Inwieweit sind auch Finanzinstitutionen nach dem deutschen Lieferkettengesetz verpflichtet, in ihrem Kerngeschäft Menschenrechte zu achten und Umweltstandards einzuhalten?
Seit Januar 2023 gelten die Regeln des Lieferkettengesetzes in Deutschland für alle Unternehmen ab einer bestimmten Größe. Das schließt grundsätzlich auch Finanzunternehmen mit ein. Das für die Durchsetzung des Gesetzes zuständige Bundesamt für Wirtschaft und Ausfuhrkontrolle (BAFA) argumentierte allerdings in einer im August 2023 veröffentlichten sogenannten „Handreichung“, die verbindlichen Sorgfaltspflichten des Gesetzes seien für Finanzinstitutionen in Bezug auf ihr Kerngeschäft nicht verbindlich.
Das Rechtsgutachten kommt entgegen der BAFA-Handreichung zu dem Schluss, eine korrekte Auslegung des LkSG ergebe eindeutig, dass bei einer Reihe von Finanzprodukten in der Kundenbeziehung ein Zulieferungsverhältnis im Sinne des LkSG vorliege.

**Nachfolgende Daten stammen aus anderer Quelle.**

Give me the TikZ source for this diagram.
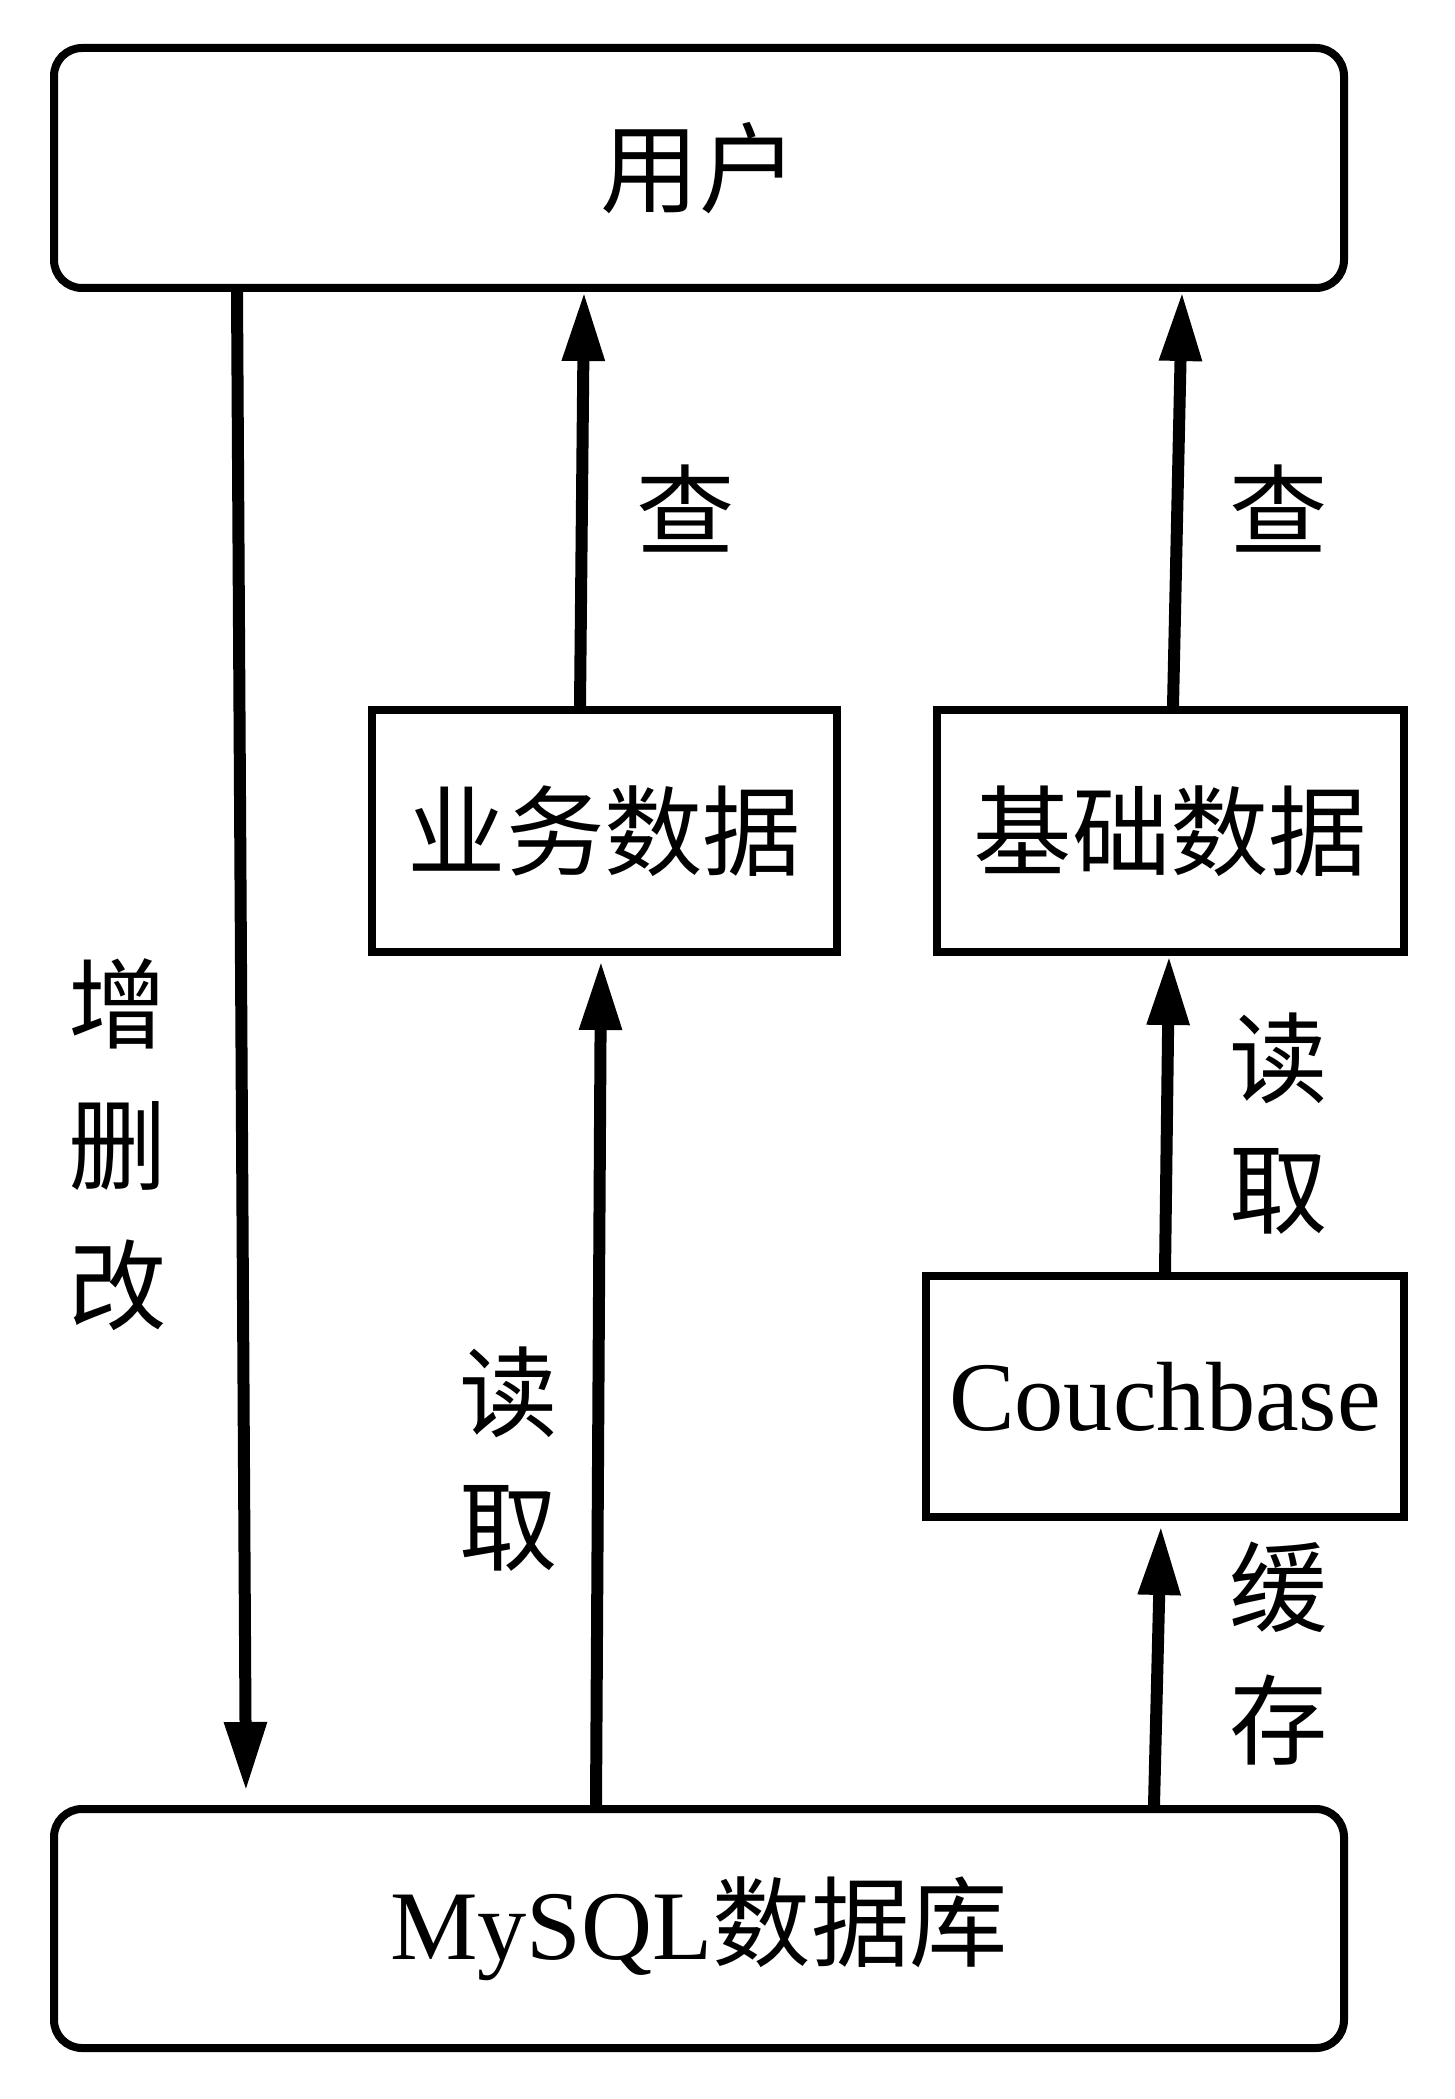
\documentclass[tikz,border=0pt]{standalone}
\usepackage{fontspec}
\setmainfont{Liberation Serif}
\newfontfamily\cjk{Noto Sans CJK SC}
\usetikzlibrary{arrows.meta,positioning,calc}

\begin{document}
\begin{tikzpicture}[x=1cm,y=-1cm,
			font=\cjk\fontsize{28}{38.5}\selectfont,
			blk/.style={rectangle,draw=black,line width=0.08cm,inner sep=0pt},
			rblk/.style={blk,rounded corners=0.28cm},
			arr/.style={line width=0.12cm,line cap=round,-{Triangle[length=0.69cm,width=0.40cm]}},
			lbl/.style={align=center,inner sep=0pt}]
		\useasboundingbox (0,0) rectangle (14.54,20.99);
		\path 	(6.99,1.68)	node	(user)	[rblk, minimum width=12.90cm, minimum height=2.40cm] {用户}
				(6.99,19.285)	node	(mysql)	[rblk, minimum width=12.90cm, minimum height=2.39cm] {{\rmfamily MySQL}数据库}
				(6.045,8.31)	node	(busi)	[blk, minimum width=4.65cm, minimum height=2.42cm] {业务数据}
				(11.705,8.31)	node	(base)	[blk, minimum width=4.67cm, minimum height=2.42cm] {基础数据}
				(11.65,13.965)	node	(couch)	[blk, minimum width=4.78cm, minimum height=2.41cm] {\rmfamily Couchbase};
		% labels
		\path 	(1.18,11.45)	node	(edit)	[lbl, font=\cjk\fontsize{28}{40}\selectfont] {增\\删\\改}
				(6.86,5.09)	node	(q1)	[lbl] {查}
				(12.79,5.09)	node	(q2)	[lbl] {查}
				(5.09,14.59)	node	(r1)	[lbl, font=\cjk\fontsize{28}{38}\selectfont] {读\\取}
				(12.79,11.235)	node	(r2)	[lbl, font=\cjk\fontsize{28}{37.2}\selectfont] {读\\取}
				(12.79,16.535)	node	(cache)	[lbl, font=\cjk\fontsize{28}{37.8}\selectfont] {缓\\存};
		% connectors
		\draw [arr, shorten >=0.14cm] ([xshift=-4.62cm]user.south) -- ([xshift=-4.53cm]mysql.north);
		\draw [arr] ([xshift=-0.245cm]busi.north) -- ([xshift=-1.15cm]user.south);
		\draw [arr] ([xshift=0.025cm]base.north) -- ([xshift=4.83cm]user.south);
		\draw [arr, shorten >=0.05cm] ([xshift=-1.03cm]mysql.north) -- ([xshift=-0.035cm]busi.south);
		\draw [arr] (couch.north) -- ([xshift=-0.015cm]base.south);
		\draw [arr, shorten >=0.05cm] ([xshift=4.55cm]mysql.north) -- ([xshift=-0.04cm]couch.south);
	\end{tikzpicture}
\end{document}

Die Sorgfaltspflichten des LkSG gelten daher laut Gutachten für Finanzinstitute vielfach auch in Bezug auf ihr Kerngeschäft (also etwa die Kreditvergabe oder die Verwaltung von Investitionsvermögen). Die Handreichung des BAFA sei in ihrer derzeitigen Form rechtswidrig und müsse geändert werden.